Movie Review – Private Life
Category : Movie Review
Director: Tamara Jenkins
Every time I think that Netflix is crashing and burning they redeem themselves with something spectacular, this time with Private Life, one of the best dramas I’ve seen this year and a film that I know will stick with me long past Oscar season. These Netflix originals need to be taken seriously, at least when they are this good, and we need to start thinking of them as true cinematic and artistic pieces, not as some made-for-TV special or web-based indie flick. Private Life is a true gem and a surprisingly excellent movie, regardless of which platform it appears on, and it needs to be treated with the respect it deserves. I might not have thought the same coming in and sitting down, but the trailer does not do this feature justice; it is a brilliant bit of filmmaking that is easily one this year’s absolute best.
Richard and Rachel are trying to have a baby. Well, they’ve been trying to have a baby for a very long time now, unsuccessfully, and as they have heard countless times during the process, they aren’t getting any younger.

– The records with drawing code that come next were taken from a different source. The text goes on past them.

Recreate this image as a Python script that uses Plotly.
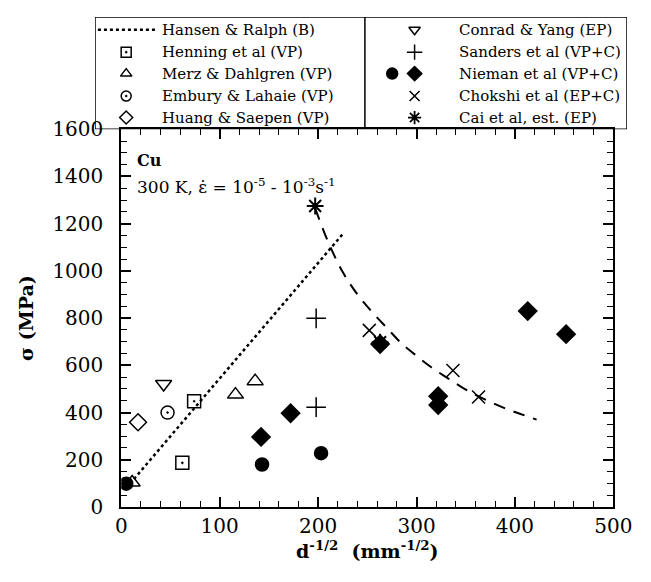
import plotly.graph_objects as go

# ---------------- data ----------------
hansen_x = [5, 225]
hansen_y = [80, 1156]

henning_x = [62, 74]
henning_y = [187, 448]

merz_x = [11, 116, 136]
merz_y = [104, 476, 533]

embury_x = [47]
embury_y = [400]

huang_x = [17]
huang_y = [359]

conrad_x = [43]
conrad_y = [521]

sanders_x = [198, 198]
sanders_y = [799, 423]

nieman_circ_x = [5, 143, 203]
nieman_circ_y = [99, 180, 228]

nieman_diam_x = [142, 172, 263, 322, 322, 413, 452]
nieman_diam_y = [297, 397, 690, 469, 432, 830, 732]

chokshi_x = [252, 337, 363]
chokshi_y = [748, 578, 466]

cai_x = [197, 263]
cai_y = [1275, 698]

cai_curve_x = [197, 210, 225, 240, 255, 270, 285, 300, 315, 330, 345, 360, 375, 390, 405, 422]
cai_curve_y = [1265, 1125, 995, 900, 825, 758, 692, 640, 592, 550, 510, 475, 445, 418, 395, 370]

legend_left = ["Hansen & Ralph (B)", "Henning et al (VP)", "Merz & Dahlgren (VP)",
               "Embury & Lahaie (VP)", "Huang & Saepen (VP)"]
legend_right = ["Conrad & Yang (EP)", "Sanders et al (VP+C)", "Nieman et al (VP+C)",
                "Chokshi et al (EP+C)", "Cai et al, est. (EP)"]

x_ticks = [0, 100, 200, 300, 400, 500]
y_ticks = [0, 200, 400, 600, 800, 1000, 1200, 1400, 1600]

# ---------------- figure ----------------
SERIF = "DejaVu Serif"
W, H = 651, 582
ML, MR, MT, MB = 95, 10, 5, 75
PLOT_TOP_PX = 120
PLOT_L_PX = 122
PLOT_R_PX = 627
paper_w = W - ML - MR
paper_h = H - MT - MB

def px2paper_x(px):
    return (px - ML) / paper_w

def px2paper_y(py):
    return (H - MB - py) / paper_h

xdom = [px2paper_x(PLOT_L_PX), px2paper_x(PLOT_R_PX)]
ydom_top = px2paper_y(PLOT_TOP_PX)

fig = go.Figure()

def pts(x, y, symbol, size, lw=1.5):
    return go.Scatter(
        x=x, y=y, mode="markers", showlegend=False, hoverinfo="skip",
        marker=dict(symbol=symbol, size=size, color="black",
                    line=dict(color="black", width=lw)))

fig.add_trace(go.Scatter(x=hansen_x, y=hansen_y, mode="lines", showlegend=False,
                         line=dict(color="black", width=2.5, dash="dot")))
fig.add_trace(go.Scatter(x=cai_curve_x, y=cai_curve_y, mode="lines", showlegend=False,
                         line=dict(color="black", width=2, dash="12px,9px"),
                         line_shape="spline"))

fig.add_trace(pts(henning_x, henning_y, "square-open-dot", 13))
fig.add_trace(pts(merz_x, merz_y, "triangle-up-open", 14))
fig.add_trace(pts(embury_x, embury_y, "circle-open-dot", 13))
fig.add_trace(pts(huang_x, huang_y, "diamond-open", 13))
fig.add_trace(pts(conrad_x, conrad_y, "triangle-down-open", 14))
fig.add_trace(pts(sanders_x, sanders_y, "cross-thin-open", 14))
fig.add_trace(pts(nieman_circ_x, nieman_circ_y, "circle", 13))
fig.add_trace(pts(nieman_diam_x, nieman_diam_y, "diamond", 14))
fig.add_trace(pts(chokshi_x, chokshi_y, "x-thin-open", 13))
fig.add_trace(pts(cai_x, cai_y, "asterisk-open", 14, lw=2))

# ---------------- legend drawn on an overlay axis (pixel units) ----------------
row_y = [18, 41, 63, 86, 108]
LX_MARK, LX_TEXT = 127, 162
RX_MARK, RX_TEXT = 423, 467

def leg(x, y, symbol, size, lw=1.5):
    return go.Scatter(x=x, y=y, xaxis="x2", yaxis="y2", mode="markers",
                      showlegend=False, hoverinfo="skip",
                      marker=dict(symbol=symbol, size=size, color="black",
                                  line=dict(color="black", width=lw)))

fig.add_trace(go.Scatter(x=[98, 158], y=[row_y[0], row_y[0]], xaxis="x2", yaxis="y2",
                         mode="lines", showlegend=False,
                         line=dict(color="black", width=2.5, dash="dot")))
fig.add_trace(leg([LX_MARK], [row_y[1]], "square-open-dot", 10))
fig.add_trace(leg([LX_MARK], [row_y[2]], "triangle-up-open", 10))
fig.add_trace(leg([LX_MARK], [row_y[3]], "circle-open-dot", 10))
fig.add_trace(leg([LX_MARK], [row_y[4]], "diamond-open", 10))
fig.add_trace(leg([RX_MARK], [row_y[0]], "triangle-down-open", 10))
fig.add_trace(leg([RX_MARK], [row_y[1]], "cross-thin-open", 11))
fig.add_trace(leg([400], [row_y[2]], "circle", 11))
fig.add_trace(leg([RX_MARK], [row_y[2]], "diamond", 11))
fig.add_trace(leg([RX_MARK], [row_y[3]], "x-thin-open", 10))
fig.add_trace(leg([RX_MARK], [row_y[4]], "asterisk-open", 11, lw=1.8))

annotations = []
for i, t in enumerate(legend_left):
    annotations.append(dict(x=px2paper_x(LX_TEXT), y=px2paper_y(row_y[i]),
                            xref="paper", yref="paper", text=t,
                            showarrow=False, xanchor="left", yanchor="middle",
                            font=dict(family=SERIF, size=15, color="black")))
for i, t in enumerate(legend_right):
    annotations.append(dict(x=px2paper_x(RX_TEXT), y=px2paper_y(row_y[i]),
                            xref="paper", yref="paper", text=t,
                            showarrow=False, xanchor="left", yanchor="middle",
                            font=dict(family=SERIF, size=15, color="black")))

annotations.append(dict(x=px2paper_x(136), y=px2paper_y(152),
                        xref="paper", yref="paper", text="<b>Cu</b>",
                        showarrow=False, xanchor="left", yanchor="middle",
                        font=dict(family=SERIF, size=16, color="black")))
annotations.append(dict(x=px2paper_x(136), y=px2paper_y(178),
                        xref="paper", yref="paper",
                        text="300 K, \u03b5\u0307 = 10<sup>-5</sup> - 10<sup>-3</sup>s<sup>-1</sup>",
                        showarrow=False, xanchor="left", yanchor="middle",
                        font=dict(family=SERIF, size=17, color="black")))

shapes = [
    dict(type="rect", xref="x2", yref="y2", x0=95, x1=641, y0=5, y1=120,
         line=dict(color="black", width=1.5)),
    dict(type="line", xref="x2", yref="y2", x0=372, x1=372, y0=5, y1=120,
         line=dict(color="black", width=1.5)),
]

axis_common = dict(
    showgrid=False, zeroline=False, showline=True, linecolor="black", linewidth=2,
    mirror="allticks", ticks="inside", ticklen=10, tickwidth=1.5, tickcolor="black",
    tickfont=dict(family=SERIF, size=20, color="black"),
)

fig.update_layout(
    width=W, height=H, margin=dict(l=ML, r=MR, t=MT, b=MB),
    paper_bgcolor="white", plot_bgcolor="white",
    showlegend=False,
    font=dict(family=SERIF, color="black"),
    xaxis=dict(domain=xdom, range=[0, 500], tickvals=x_ticks,
               ticktext=[str(v) for v in x_ticks],
               minor=dict(dtick=20, ticklen=6, tickwidth=1.2, tickcolor="black", ticks="inside"),
               title=dict(text="<b>d<sup>-1/2</sup>  (mm<sup>-1/2</sup>)</b>",
                          font=dict(family=SERIF, size=19, color="black"), standoff=6),
               **axis_common),
    yaxis=dict(domain=[0, ydom_top], range=[0, 1600], tickvals=y_ticks,
               ticktext=[str(v) for v in y_ticks],
               minor=dict(dtick=50, ticklen=6, tickwidth=1.2, tickcolor="black", ticks="inside"),
               ticklabelstandoff=12,
               title=dict(text="<b>\u03c3 (MPa)</b>",
                          font=dict(family=SERIF, size=19, color="black"), standoff=14),
               **axis_common),
    xaxis2=dict(domain=[0, 1], range=[95, 641], visible=False, fixedrange=True,
                anchor="y2"),
    yaxis2=dict(domain=[ydom_top, 1], range=[120, 5], visible=False, fixedrange=True,
                anchor="x2"),
    annotations=annotations,
    shapes=shapes,
)

fig.write_html("out.html")
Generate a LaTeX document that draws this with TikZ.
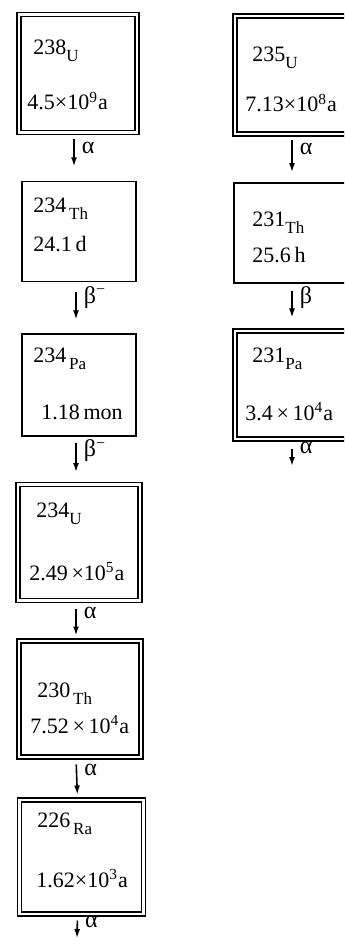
\documentclass[tikz,border=0pt]{standalone}
\usepackage{fontspec}
\setmainfont{Liberation Serif}
\usetikzlibrary{arrows.meta}
\newcommand{\nuc}[2]{#1\raisebox{-3.5pt}{\fontsize{8.5}{10}\selectfont #2}}
\tikzset{
  nucbox/.style={draw,line width=0.7pt,inner sep=0pt},
  nucdbl/.style={nucbox,double,double distance=1.4pt},
  nuctext/.style={anchor=base west,inner sep=0pt,font=\fontsize{11}{13}\selectfont},
  decay/.style={-{Latex[length=4.5pt,width=3pt]},line width=0.8pt},
  decaylab/.style={right=3.5pt,pos=0.3,inner sep=0pt,font=\fontsize{12}{14}\selectfont}
}

\begin{document}
\begin{tikzpicture}[x=0.5pt,y=-0.5pt]
  \clip (0,0) rectangle (344,940);
  % uranium-238 series
  \node[nucdbl,minimum width=59pt,minimum height=59pt] (u238) at (78,73.5) {};
  \node[nuctext] (u238n) at (33,55) {\nuc{238}{U}};
  \node[nuctext] (u238t) at (27,110) {4.5×10\textsuperscript{9}a};

  \node[nucbox,minimum width=57pt,minimum height=50pt] (th234) at (79,231.5) {};
  \node[nuctext] (th234n) at (33,213) {\nuc{234}{\,Th}};
  \node[nuctext] (th234t) at (33,252) {24.1\,d};

  \node[nucbox,minimum width=57pt,minimum height=51pt] (pa234) at (79,385) {};
  \node[nuctext] (pa234n) at (33,363) {\nuc{234}{\,Pa}};
  \node[nuctext] (pa234t) at (41,419) {1.18\,mon};

  \node[nucdbl,minimum width=61pt,minimum height=58pt] (u234) at (79,542.5) {};
  \node[nuctext] (u234n) at (36,517) {\nuc{234}{U}};
  \node[nuctext] (u234t) at (29,580) {2.49\,×10\textsuperscript{5}a};

  \node[nucdbl,minimum width=61pt,minimum height=58pt] (th230) at (80,699) {};
  \node[nuctext] (th230n) at (37,697) {\nuc{230}{\,Th}};
  \node[nuctext] (th230t) at (30,733) {7.52\,×\,10\textsuperscript{4}a};

  \node[nucdbl,minimum width=62pt,minimum height=57pt] (ra226) at (81.5,857) {};
  \node[nuctext] (ra226n) at (37,827) {\nuc{226}{\,Ra}};
  \node[nuctext] (ra226t) at (36,887) {1.62×10\textsuperscript{3}a};
  \coordinate (ra226end) at (77,938);

  % uranium-235 series
  \node[nucdbl,minimum width=59pt,minimum height=59pt] (u235) at (294,75) {};
  \node[nuctext] (u235n) at (252,62) {\nuc{235}{U}};
  \node[nuctext] (u235t) at (245,112) {7.13×10\textsuperscript{8}a};

  \node[nucbox,minimum width=57pt,minimum height=50pt] (th231) at (291,233) {};
  \node[nuctext] (th231n) at (252,227) {\nuc{231}{Th}};
  \node[nuctext] (th231t) at (252,263) {25.6\,h};

  \node[nucdbl,minimum width=59pt,minimum height=54pt] (pa231) at (294,385) {};
  \node[nuctext] (pa231n) at (252,363) {\nuc{231}{Pa}};
  \node[nuctext] (pa231t) at (245,420) {3.4\,×\,10\textsuperscript{4}a};
  \coordinate (pa231end) at (292,466);

  % decays
  \draw[decay,shorten <=2.9pt,shorten >=7.2pt] ([xshift=-2pt]u238.south) -- node[decaylab] (d1) {α} ([xshift=-2.5pt]th234.north);
  \draw[decay,shorten <=4.9pt,shorten >=6.9pt] ([xshift=-1.5pt]th234.south) -- node[decaylab] (d2) {β\textsuperscript{−}} ([xshift=-1.5pt]pa234.north);
  \draw[decay,shorten <=2.9pt,shorten >=5.9pt] ([xshift=-1.5pt]pa234.south) -- node[decaylab] (d3) {β\textsuperscript{−}} ([xshift=-1.5pt]u234.north);
  \draw[decay,shorten <=3.9pt,shorten >=2.4pt] ([xshift=-1.5pt]u234.south) -- node[decaylab] (d4) {α} ([xshift=-2pt]th230.north);
  \draw[decay,shorten <=3.4pt,shorten >=2.4pt] ([xshift=-2pt]th230.south) -- node[decaylab] (d5) {α} ([xshift=-2pt]ra226.north);
  \draw[decay,shorten <=2.9pt] ([xshift=-2pt]ra226.south) -- node[decaylab] (d6) {α} (ra226end);
  \draw[decay,shorten <=2.9pt,shorten >=5.1pt] ([xshift=-1pt]u235.south) -- node[decaylab] (d7) {α} ([xshift=0.5pt]th231.north);
  \draw[decay,shorten <=3.6pt,shorten >=6.4pt] ([xshift=0.5pt]th231.south) -- node[decaylab] (d8) {β} ([xshift=-1pt]pa231.north);
  \draw[decay,shorten <=4.4pt] ([xshift=-1pt]pa231.south) -- node[decaylab] (d9) {α} (pa231end);
\end{tikzpicture}
\end{document}
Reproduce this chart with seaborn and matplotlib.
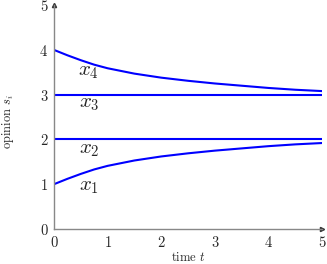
import matplotlib
matplotlib.use("Agg")
import matplotlib.pyplot as plt
import pandas as pd
import seaborn as sns

# opinion dynamics, values
time = [0.0, 0.25, 0.5, 0.75, 1.0, 1.5, 2.0, 2.5, 3.0, 3.5, 4.0, 4.5, 5.0]
x1 = [1.00, 1.12, 1.23, 1.33, 1.41, 1.53, 1.62, 1.69, 1.75, 1.80, 1.85, 1.89, 1.92]
x2 = [2.0] * len(time)
x3 = [3.0] * len(time)
x4 = [4.00, 3.88, 3.77, 3.67, 3.59, 3.47, 3.38, 3.31, 3.25, 3.20, 3.15, 3.11, 3.08]

agents = ["$x_1$", "$x_2$", "$x_3$", "$x_4$"]
label_pos = [(0.65, 0.94), (0.65, 1.76), (0.65, 2.79), (0.65, 3.50)]

df = pd.DataFrame({
    "time": time * 4,
    "opinion": x1 + x2 + x3 + x4,
    "agent": [a for a in agents for _ in time],
})

sns.set_style("white")
plt.rcParams["font.family"] = "serif"
plt.rcParams["font.serif"] = ["cmr10", "DejaVu Serif"]
plt.rcParams["mathtext.fontset"] = "cm"
plt.rcParams["axes.formatter.use_mathtext"] = True

fig = plt.figure(figsize=(3.27, 2.64), dpi=100)
ax = fig.add_axes([0.165, 0.1326, 0.82, 0.848])

sns.lineplot(data=df, x="time", y="opinion", units="agent", estimator=None,
             color="#0000ff", linewidth=1.5, ax=ax)

for name, (tx, ty) in zip(agents, label_pos):
    ax.text(tx, ty, name, fontsize=15, ha="center", va="center")

ax.set_xlim(0, 5)
ax.set_ylim(0, 5)
ax.set_xticks(range(6))
ax.set_yticks(range(6))
ax.set_xlabel("time $t$", fontsize=9)
ax.set_ylabel("opinion $s_i$", fontsize=9)
ax.xaxis.set_label_coords(0.5, -0.098)
ax.yaxis.set_label_coords(-0.14, 0.48)
ax.tick_params(labelsize=10.5, direction="inout", length=4, width=0.6,
               color="#888888", pad=2)

for side in ["top", "right"]:
    ax.spines[side].set_visible(False)
for side in ["left", "bottom"]:
    ax.spines[side].set_color("#888888")
    ax.spines[side].set_linewidth(1.0)

# arrow heads on the axes
ax.plot(1, 0, ">", color="#333333", markersize=3, transform=ax.transAxes, clip_on=False)
ax.plot(0, 1, "^", color="#333333", markersize=3, transform=ax.transAxes, clip_on=False)

fig.savefig("out.png", dpi=100)
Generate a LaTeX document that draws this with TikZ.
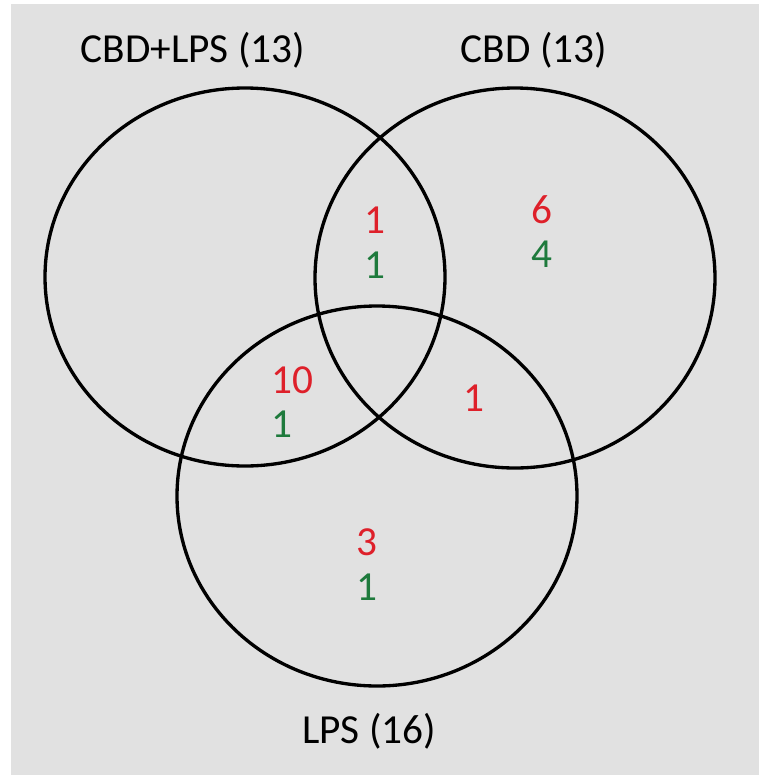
\documentclass[tikz,border=0pt]{standalone}
\usepackage{fontspec}
\setmainfont{Carlito}
\definecolor{bggrey}{RGB}{225,225,225}
\definecolor{upred}{RGB}{222,32,42}
\definecolor{downgreen}{RGB}{30,122,60}
\tikzset{
	set/.style={draw=black, line width=1.9pt},
	title/.style={font=\fontsize{23.5}{28}\selectfont},
	up/.style={text=upred, font=\fontsize{23.5}{28}\selectfont},
	down/.style={text=downgreen, font=\fontsize{23.5}{28}\selectfont}
}

\begin{document}
\begin{tikzpicture}[x=0.02cm, y=-0.02cm]

\useasboundingbox (0,0) rectangle (759,775);
\fill[bggrey] (11,4) rectangle (759,775);

% sets
\draw[set] (245,277) ellipse [x radius=200, y radius=189];
\draw[set] (515,278) ellipse [x radius=200, y radius=190];
\draw[set] (377,496) ellipse [x radius=200, y radius=190];

% set names
\node[title] (tCL) at (193,50) {CBD+LPS (13)};
\node[title] (tC) at (534,50) {CBD (13)};
\node[title] (tL) at (369,731) {LPS (16)};

% counts
\node[up] (u1) at (375,220) {1}; \node[down] (d1) at (375,265) {1};
\node[up] (u2) at (542,210) {6}; \node[down] (d2) at (542,254) {4};
\node[up] (u3) at (292,380) {10}; \node[down] (d3) at (282,424) {1};
\node[up] (u4) at (474,398) {1};
\node[up] (u5) at (367,542) {3}; \node[down] (d5) at (367,587) {1};

\end{tikzpicture}
\end{document}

Richard has only one testicle and some blockage issues, Rachel’s eggs are old and few, it’s very unlikely that they will ever have children naturally. So they try IVF but that doesn’t work, and they consider adoption but that falls through, their options becoming more & more limited with each passing failure. Their last hope might be a donor egg, but that choice comes with complications, such as finding someone to donate and conceptualizing a future with a child who only shares biology with one parent. But a relative coming to stay with them might be the hope Richard and Rachel needed to cling to, as suddenly there’s one last chance that they could finally become parents.
If you saw The Meyerowitz Stories last year, you know how great these Netflix, New York, adulting-is-hard dramodies can be, and how they can hold their place among the best despite their under-the-radar status. Private Life is just as strong, just as special, an emotional wreck of a tale that should resonate with slightly older audiences because they have been there, done that. I’m a parent who happens to have had an easy time having children, but I could empathize with these characters so easily, sitting alongside them in the waiting room, listening to their fights fueled by misplaced anger. Hahn and Giamatti were unbelievably perfect for this film, and they were unrecognizable in their roles, they immersed themselves so completely within them. They were hilarious, distraught, paid respect to the weight of this strange process, and always felt alive within the story, never letting it overwhelm them. And the side actors supported the action impeccably: Kayli Carter, Molly Shannon, John Carroll Lynch, Denis O’Hare. The mood was heavy and airy in turns, the comedy hit me just right, and we need more from Tamara Jenkins, three movies aren’t enough (Slums of Beverly Hills, The Savages, Private Life). Netflix hit one out of the park this time, and I hope we don’t forget it.